When it comes to LEED airport certifications, the USGBC has also allowed international structures to receive the award. Schiphol Airport Amsterdam’s TransPort Office Building received the LEED Platinum certification in 2011, New Delhi’s Indira Gandhi International Airport would take a LEED Gold rating in 2011 and Bangalore International Airport’s Terminal 1 would receive a LEED Silver award in 2008 before upgrading the building to LEED Gold after a renovation in 2013.
But not all airports see the need to be LEED-certified. Wichita Dwight D. Eisenhower National Airport constructed a new airport in 2013 but never took the extra step to become LEED certified, despite meeting all demands in the design and operation phases. Because the USGBC charges thousands of dollars to obtain a certificate, Wichita decided that the cost would greatly benefit the airport since it is a government structure and an enhanced public image would not benefit the airport.
The city saw the LEED process as a path to follow despite never having a plaque to hang on the wall establishing it was certified. Despite this, the terminal has still received other awards for being green including the Airports Going Green Award.
What was once a forgotten push has now become standard practice. Whether or not the terminal decides to push for certification is up to the city, but it has now become common practice to start by building designs that are within LEED requirements.

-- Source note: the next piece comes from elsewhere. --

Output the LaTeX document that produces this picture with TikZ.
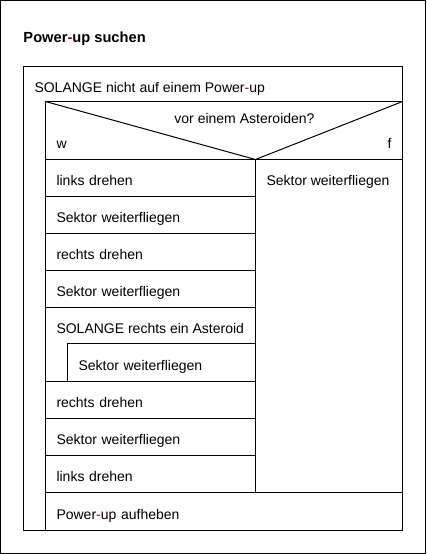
\documentclass[tikz,border=0pt]{standalone}
\usepackage{fontspec}
\setmainfont{Liberation Sans}
\usepackage{xcolor}
\usepackage{tikz}
\usetikzlibrary{positioning}

\newdimen\pxu \pxu=0.75pt
\definecolor{hyph}{RGB}{140,0,0}
\newcommand{\pwr}{Power{\color{hyph}-}up}

\begin{document}
\begin{tikzpicture}[
    x=0.75pt, y=-0.75pt,
    line width=0.75pt,
    node distance=0pt,
    txt/.style={inner sep=0pt, outer sep=0pt, font=\fontsize{10.5}{12}\selectfont},
    head/.style={txt, text height=15\pxu, text depth=0pt, anchor=north west},
    blk/.style={rectangle, draw, anchor=north west, minimum height=37\pxu, text width=188\pxu,
        inner xsep=11\pxu, inner ysep=0pt, outer sep=0pt, align=left,
        text height=15\pxu, text depth=0pt, font=\fontsize{10.5}{12}\selectfont},
    frame/.style={rectangle, draw, anchor=north west, inner sep=0pt, outer sep=0pt}
]
    \useasboundingbox (0,0) rectangle (426,554);
    \draw (0.5,0.5) rectangle (425.5,553.5);

    \begin{scope}[shift={(0.5,0.5)}]
    \node[txt, anchor=base west, font=\fontsize{11}{13}\selectfont\bfseries] (title) at (23,42) {\pwr\ suchen};

    % outer loop
    \node[frame, minimum width=379\pxu, minimum height=464\pxu] (loop) at (23,66) {};
    \node[head, below right=11\pxu and 11\pxu of loop.north west] (loophead) {SOLANGE nicht auf einem \pwr};

    % decision
    \node[frame, minimum width=357\pxu, minimum height=58\pxu] (cond) at (45,101) {};
    \coordinate (split) at (255,159);
    \draw (cond.north west) -- (split) -- (cond.north east);
    \node[txt, anchor=base] (question) at (244,123) {vor einem Asteroiden?};
    \node[txt, anchor=base west] (yes) at (56,148) {w};
    \node[txt, anchor=base east] (no) at (391,148) {f};

    % true branch
    \node[blk] (s1) at (split -| cond.west) {links drehen};
    \node[blk, below=of s1] (s2) {Sektor weiterfliegen};
    \node[blk, below=of s2] (s3) {rechts drehen};
    \node[blk, below=of s3] (s4) {Sektor weiterfliegen};
    \node[blk, below=of s4, minimum height=74\pxu] (inner) {};
    \node[head, below right=11\pxu and 11\pxu of inner.north west] (innerhead) {SOLANGE rechts ein Asteroid};
    \node[blk, anchor=south east, text width=166\pxu, minimum height=38\pxu] (body) at (inner.south east) {Sektor weiterfliegen};
    \node[blk, below=of inner] (s6) {rechts drehen};
    \node[blk, below=of s6] (s7) {Sektor weiterfliegen};
    \node[blk, below=of s7] (s8) {links drehen};

    % false branch
    \node[frame, minimum width=147\pxu, minimum height=333\pxu] (fbranch) at (split) {};
    \node[head, below right=11\pxu and 11\pxu of fbranch.north west] (fstep) {Sektor weiterfliegen};

    % after decision
    \node[blk, text width=335\pxu, minimum height=38\pxu] (pick) at (s8.south west) {\pwr\ aufheben};
    \end{scope}
\end{tikzpicture}
\end{document}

The push to be the best has allowed airports to strive for any award that shows they are connecting with their local economies, putting the environment first and thinking about themselves in the long-term with terminals that are more efficient than ever.
And with new terminal projects on the horizon in cities like Chicago, New Orleans and Kansas City, the list of airports with LEED requirement structures is destined to grow more and more every year.